STORED DATA —

[Start]

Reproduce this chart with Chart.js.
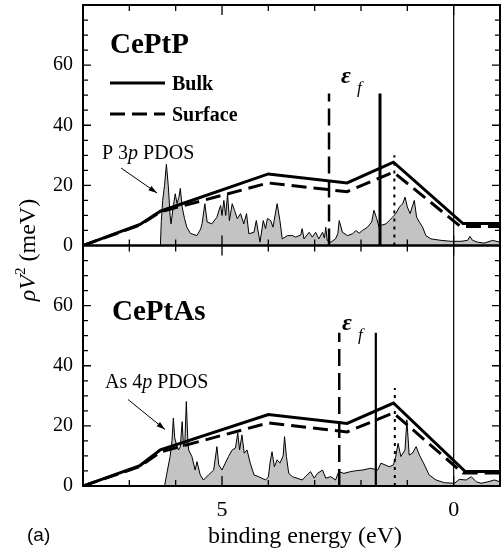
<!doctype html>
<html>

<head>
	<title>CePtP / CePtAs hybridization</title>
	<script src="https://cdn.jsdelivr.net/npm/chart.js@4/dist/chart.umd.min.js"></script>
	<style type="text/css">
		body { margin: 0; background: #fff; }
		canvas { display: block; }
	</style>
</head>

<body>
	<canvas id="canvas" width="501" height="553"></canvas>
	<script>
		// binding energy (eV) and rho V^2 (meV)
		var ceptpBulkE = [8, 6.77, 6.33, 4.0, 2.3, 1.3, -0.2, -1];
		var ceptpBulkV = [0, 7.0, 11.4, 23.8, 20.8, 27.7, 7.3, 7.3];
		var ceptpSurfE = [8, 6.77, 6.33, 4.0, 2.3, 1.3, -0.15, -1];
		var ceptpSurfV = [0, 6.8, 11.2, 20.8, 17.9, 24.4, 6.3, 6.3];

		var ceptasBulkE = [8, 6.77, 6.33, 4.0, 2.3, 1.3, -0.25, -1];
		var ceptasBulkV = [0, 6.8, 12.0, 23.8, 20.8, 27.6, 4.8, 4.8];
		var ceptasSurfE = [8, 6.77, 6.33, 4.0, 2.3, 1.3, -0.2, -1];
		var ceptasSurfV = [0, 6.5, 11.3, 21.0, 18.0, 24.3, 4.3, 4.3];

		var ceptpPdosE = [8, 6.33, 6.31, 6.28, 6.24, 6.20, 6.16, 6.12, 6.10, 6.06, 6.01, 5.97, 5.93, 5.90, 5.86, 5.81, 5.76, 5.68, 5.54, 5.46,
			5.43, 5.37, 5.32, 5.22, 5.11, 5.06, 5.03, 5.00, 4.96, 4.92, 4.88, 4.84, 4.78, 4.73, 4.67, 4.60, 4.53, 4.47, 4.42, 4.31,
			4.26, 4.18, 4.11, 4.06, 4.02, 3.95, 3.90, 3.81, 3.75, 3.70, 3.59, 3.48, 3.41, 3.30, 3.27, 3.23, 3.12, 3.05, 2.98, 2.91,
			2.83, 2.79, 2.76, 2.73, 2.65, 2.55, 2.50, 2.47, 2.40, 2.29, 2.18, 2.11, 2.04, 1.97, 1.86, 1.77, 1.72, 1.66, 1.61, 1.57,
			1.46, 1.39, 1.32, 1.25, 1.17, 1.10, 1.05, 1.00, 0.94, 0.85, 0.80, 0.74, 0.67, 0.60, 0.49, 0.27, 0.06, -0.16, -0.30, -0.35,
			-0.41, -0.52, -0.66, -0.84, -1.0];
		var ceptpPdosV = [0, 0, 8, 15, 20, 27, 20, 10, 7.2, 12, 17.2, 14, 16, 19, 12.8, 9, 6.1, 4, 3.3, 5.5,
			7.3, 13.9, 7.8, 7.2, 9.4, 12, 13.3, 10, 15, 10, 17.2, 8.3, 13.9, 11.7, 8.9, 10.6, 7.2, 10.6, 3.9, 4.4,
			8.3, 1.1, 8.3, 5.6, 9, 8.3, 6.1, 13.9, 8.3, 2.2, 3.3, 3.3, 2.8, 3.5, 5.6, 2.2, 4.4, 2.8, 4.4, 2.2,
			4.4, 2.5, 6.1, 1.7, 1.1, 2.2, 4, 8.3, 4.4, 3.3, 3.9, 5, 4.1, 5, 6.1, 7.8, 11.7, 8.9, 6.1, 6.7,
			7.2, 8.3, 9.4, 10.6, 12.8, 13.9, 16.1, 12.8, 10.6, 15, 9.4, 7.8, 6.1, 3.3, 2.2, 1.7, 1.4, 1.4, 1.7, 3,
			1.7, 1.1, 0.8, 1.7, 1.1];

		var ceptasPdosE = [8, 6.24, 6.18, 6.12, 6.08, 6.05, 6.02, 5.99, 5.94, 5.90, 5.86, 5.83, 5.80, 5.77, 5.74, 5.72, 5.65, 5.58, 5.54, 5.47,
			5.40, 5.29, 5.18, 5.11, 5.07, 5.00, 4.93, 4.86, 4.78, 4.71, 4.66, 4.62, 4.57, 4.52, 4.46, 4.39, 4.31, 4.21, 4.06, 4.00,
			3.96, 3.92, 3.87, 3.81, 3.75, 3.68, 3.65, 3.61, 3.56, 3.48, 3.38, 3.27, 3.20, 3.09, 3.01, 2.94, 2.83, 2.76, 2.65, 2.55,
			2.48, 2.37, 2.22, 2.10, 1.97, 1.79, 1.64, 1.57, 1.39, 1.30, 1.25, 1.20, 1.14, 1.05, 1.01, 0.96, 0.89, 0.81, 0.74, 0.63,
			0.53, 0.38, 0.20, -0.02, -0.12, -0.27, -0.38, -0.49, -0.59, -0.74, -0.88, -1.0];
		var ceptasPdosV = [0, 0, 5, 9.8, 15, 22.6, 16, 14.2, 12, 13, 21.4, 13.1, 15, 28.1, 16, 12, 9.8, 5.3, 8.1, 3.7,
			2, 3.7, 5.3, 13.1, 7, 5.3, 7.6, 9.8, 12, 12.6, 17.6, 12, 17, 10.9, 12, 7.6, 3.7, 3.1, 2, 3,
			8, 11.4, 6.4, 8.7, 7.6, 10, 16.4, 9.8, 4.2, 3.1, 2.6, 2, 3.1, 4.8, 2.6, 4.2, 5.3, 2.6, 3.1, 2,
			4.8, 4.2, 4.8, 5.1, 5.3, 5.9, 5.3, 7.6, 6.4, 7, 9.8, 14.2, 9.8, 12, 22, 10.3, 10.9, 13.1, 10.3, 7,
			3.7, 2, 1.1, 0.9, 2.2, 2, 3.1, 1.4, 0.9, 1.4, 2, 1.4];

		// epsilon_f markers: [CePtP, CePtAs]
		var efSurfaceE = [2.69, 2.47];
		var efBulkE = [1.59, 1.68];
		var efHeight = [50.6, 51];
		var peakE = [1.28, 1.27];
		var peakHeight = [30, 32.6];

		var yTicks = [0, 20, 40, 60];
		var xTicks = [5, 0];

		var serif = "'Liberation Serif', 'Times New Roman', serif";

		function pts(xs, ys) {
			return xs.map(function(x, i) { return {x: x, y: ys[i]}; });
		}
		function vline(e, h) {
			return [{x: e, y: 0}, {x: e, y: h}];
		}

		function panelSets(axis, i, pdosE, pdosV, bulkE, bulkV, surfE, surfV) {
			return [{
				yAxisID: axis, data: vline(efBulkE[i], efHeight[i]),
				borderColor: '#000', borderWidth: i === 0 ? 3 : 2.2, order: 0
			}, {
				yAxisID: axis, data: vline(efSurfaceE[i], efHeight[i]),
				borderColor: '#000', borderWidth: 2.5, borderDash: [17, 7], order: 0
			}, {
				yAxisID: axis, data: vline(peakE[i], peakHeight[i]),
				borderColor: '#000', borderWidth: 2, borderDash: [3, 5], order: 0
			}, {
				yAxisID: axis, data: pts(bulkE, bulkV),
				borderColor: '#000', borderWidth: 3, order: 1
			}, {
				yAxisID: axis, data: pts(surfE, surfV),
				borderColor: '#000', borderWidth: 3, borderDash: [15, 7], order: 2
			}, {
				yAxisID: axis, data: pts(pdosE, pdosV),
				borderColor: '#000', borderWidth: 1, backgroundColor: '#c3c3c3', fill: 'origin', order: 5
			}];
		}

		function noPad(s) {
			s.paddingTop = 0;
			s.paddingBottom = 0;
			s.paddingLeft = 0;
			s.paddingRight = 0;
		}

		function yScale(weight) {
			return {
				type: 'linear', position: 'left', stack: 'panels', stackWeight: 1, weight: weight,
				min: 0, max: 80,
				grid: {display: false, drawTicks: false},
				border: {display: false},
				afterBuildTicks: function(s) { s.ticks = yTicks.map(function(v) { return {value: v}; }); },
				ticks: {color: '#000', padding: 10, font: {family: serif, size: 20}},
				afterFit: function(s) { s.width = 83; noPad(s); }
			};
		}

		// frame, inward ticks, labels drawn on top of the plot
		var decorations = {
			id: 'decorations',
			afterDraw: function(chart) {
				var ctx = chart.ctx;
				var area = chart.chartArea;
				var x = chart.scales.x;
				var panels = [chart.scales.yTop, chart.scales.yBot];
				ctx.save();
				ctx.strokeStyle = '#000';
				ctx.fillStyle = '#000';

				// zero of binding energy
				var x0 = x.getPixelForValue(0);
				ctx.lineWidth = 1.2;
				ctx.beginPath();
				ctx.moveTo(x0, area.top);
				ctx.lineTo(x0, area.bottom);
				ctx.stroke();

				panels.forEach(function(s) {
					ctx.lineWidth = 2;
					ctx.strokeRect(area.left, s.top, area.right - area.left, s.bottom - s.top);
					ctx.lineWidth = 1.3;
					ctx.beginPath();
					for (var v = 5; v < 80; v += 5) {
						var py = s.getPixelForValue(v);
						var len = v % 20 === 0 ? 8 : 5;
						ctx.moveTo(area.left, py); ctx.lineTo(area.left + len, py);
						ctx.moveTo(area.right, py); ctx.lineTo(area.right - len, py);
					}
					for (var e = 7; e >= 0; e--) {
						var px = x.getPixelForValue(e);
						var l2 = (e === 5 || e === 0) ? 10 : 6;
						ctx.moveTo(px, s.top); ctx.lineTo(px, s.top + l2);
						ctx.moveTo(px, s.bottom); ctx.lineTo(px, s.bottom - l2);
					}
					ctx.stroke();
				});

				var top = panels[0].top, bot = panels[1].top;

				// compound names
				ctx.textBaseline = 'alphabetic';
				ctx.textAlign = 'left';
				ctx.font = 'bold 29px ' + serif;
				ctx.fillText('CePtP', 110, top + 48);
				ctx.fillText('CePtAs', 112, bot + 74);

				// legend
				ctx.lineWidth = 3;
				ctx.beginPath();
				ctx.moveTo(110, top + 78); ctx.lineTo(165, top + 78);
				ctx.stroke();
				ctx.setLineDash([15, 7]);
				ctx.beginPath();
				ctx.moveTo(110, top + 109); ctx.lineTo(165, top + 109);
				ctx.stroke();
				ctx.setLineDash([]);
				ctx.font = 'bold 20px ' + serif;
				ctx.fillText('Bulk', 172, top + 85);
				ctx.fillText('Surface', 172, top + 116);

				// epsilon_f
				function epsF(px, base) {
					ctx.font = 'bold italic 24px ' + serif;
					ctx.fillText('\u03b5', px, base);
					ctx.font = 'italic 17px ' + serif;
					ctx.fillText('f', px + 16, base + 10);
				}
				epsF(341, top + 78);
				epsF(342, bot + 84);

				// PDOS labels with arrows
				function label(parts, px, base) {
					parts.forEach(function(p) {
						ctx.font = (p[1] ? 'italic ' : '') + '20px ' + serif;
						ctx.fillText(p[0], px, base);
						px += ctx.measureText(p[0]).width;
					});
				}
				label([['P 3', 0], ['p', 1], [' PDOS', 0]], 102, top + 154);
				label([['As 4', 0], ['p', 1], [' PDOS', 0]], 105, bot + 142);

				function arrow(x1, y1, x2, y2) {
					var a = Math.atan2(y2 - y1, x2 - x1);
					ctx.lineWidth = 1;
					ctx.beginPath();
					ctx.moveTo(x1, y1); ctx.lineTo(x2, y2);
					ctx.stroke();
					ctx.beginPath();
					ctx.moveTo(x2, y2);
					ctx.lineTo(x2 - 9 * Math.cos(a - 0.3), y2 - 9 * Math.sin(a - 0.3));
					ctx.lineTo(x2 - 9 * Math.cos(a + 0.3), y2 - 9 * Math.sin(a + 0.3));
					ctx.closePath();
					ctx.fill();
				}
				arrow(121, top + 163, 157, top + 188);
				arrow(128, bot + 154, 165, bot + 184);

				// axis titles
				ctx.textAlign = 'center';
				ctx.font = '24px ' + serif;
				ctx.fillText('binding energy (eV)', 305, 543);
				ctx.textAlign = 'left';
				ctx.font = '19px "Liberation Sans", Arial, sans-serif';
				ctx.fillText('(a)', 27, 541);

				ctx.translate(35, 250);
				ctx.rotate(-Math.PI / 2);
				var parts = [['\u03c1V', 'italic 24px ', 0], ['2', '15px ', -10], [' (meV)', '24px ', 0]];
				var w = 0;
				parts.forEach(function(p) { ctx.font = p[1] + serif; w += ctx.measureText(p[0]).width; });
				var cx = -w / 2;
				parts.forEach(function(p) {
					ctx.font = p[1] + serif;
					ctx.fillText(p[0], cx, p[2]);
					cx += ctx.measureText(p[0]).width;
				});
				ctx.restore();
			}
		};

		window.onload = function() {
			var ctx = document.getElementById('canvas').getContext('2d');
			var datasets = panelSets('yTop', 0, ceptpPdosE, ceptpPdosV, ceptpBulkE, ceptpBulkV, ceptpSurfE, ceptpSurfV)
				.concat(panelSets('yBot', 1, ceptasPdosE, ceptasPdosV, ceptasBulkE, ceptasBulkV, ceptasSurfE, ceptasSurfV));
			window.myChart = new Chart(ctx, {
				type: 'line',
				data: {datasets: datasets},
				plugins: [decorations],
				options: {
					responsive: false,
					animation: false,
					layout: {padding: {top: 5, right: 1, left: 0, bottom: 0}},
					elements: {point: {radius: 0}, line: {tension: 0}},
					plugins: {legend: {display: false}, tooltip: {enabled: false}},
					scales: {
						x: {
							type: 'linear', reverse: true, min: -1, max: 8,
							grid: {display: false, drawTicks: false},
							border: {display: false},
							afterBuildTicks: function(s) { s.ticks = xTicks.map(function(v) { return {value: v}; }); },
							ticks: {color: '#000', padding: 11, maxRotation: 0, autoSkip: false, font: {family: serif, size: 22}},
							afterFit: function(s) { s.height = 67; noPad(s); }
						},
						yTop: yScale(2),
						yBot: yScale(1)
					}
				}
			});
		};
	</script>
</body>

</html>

[End]
[Start]

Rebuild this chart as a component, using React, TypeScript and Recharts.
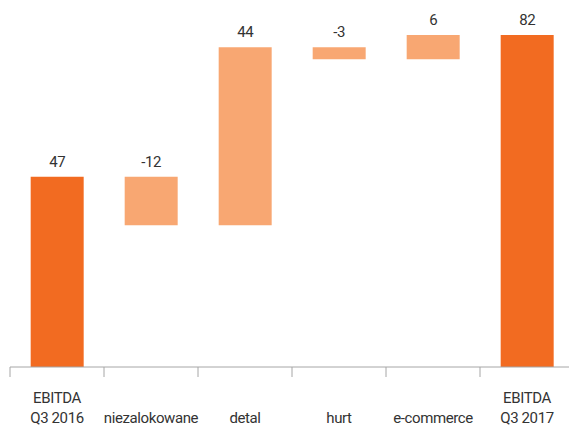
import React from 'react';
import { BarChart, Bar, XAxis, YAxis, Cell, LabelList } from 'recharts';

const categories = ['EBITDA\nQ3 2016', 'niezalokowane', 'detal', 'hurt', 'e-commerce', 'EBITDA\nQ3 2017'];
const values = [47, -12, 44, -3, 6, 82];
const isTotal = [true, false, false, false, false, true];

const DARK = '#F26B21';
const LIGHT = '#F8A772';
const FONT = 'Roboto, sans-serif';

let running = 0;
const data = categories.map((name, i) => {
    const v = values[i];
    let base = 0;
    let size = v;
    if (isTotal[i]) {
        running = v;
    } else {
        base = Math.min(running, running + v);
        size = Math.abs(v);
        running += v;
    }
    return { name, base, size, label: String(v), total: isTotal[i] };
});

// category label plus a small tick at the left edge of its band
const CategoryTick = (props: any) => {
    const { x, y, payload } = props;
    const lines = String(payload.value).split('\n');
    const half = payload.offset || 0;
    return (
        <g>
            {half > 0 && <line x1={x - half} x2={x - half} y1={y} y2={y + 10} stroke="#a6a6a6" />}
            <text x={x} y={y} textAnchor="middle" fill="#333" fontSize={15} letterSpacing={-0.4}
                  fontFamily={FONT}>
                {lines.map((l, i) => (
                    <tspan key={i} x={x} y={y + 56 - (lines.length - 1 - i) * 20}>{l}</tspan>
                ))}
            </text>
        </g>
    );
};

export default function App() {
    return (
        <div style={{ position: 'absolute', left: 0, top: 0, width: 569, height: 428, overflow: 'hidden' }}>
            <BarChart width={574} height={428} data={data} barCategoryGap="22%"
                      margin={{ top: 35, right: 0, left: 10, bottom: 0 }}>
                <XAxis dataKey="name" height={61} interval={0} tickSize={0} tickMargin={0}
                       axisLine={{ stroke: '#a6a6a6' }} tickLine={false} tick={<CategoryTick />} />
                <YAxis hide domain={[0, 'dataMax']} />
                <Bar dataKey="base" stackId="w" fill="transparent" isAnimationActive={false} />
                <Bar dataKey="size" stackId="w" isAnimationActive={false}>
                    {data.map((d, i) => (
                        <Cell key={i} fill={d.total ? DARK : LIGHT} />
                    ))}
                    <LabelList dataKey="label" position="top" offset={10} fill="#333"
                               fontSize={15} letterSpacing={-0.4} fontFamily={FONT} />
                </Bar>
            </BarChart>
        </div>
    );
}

[End]

TASK STATEMENT —
Return exactly the lines from the one with "Rebuild this chart" to the one with "const FONT = 'Roboto, sans-serif';", both ends kept, and only those. Images are left out.

THE OUTPUT —
Rebuild this chart as a component, using React, TypeScript and Recharts.
import React from 'react';
import { BarChart, Bar, XAxis, YAxis, Cell, LabelList } from 'recharts';

const categories = ['EBITDA\nQ3 2016', 'niezalokowane', 'detal', 'hurt', 'e-commerce', 'EBITDA\nQ3 2017'];
const values = [47, -12, 44, -3, 6, 82];
const isTotal = [true, false, false, false, false, true];

const DARK = '#F26B21';
const LIGHT = '#F8A772';
const FONT = 'Roboto, sans-serif';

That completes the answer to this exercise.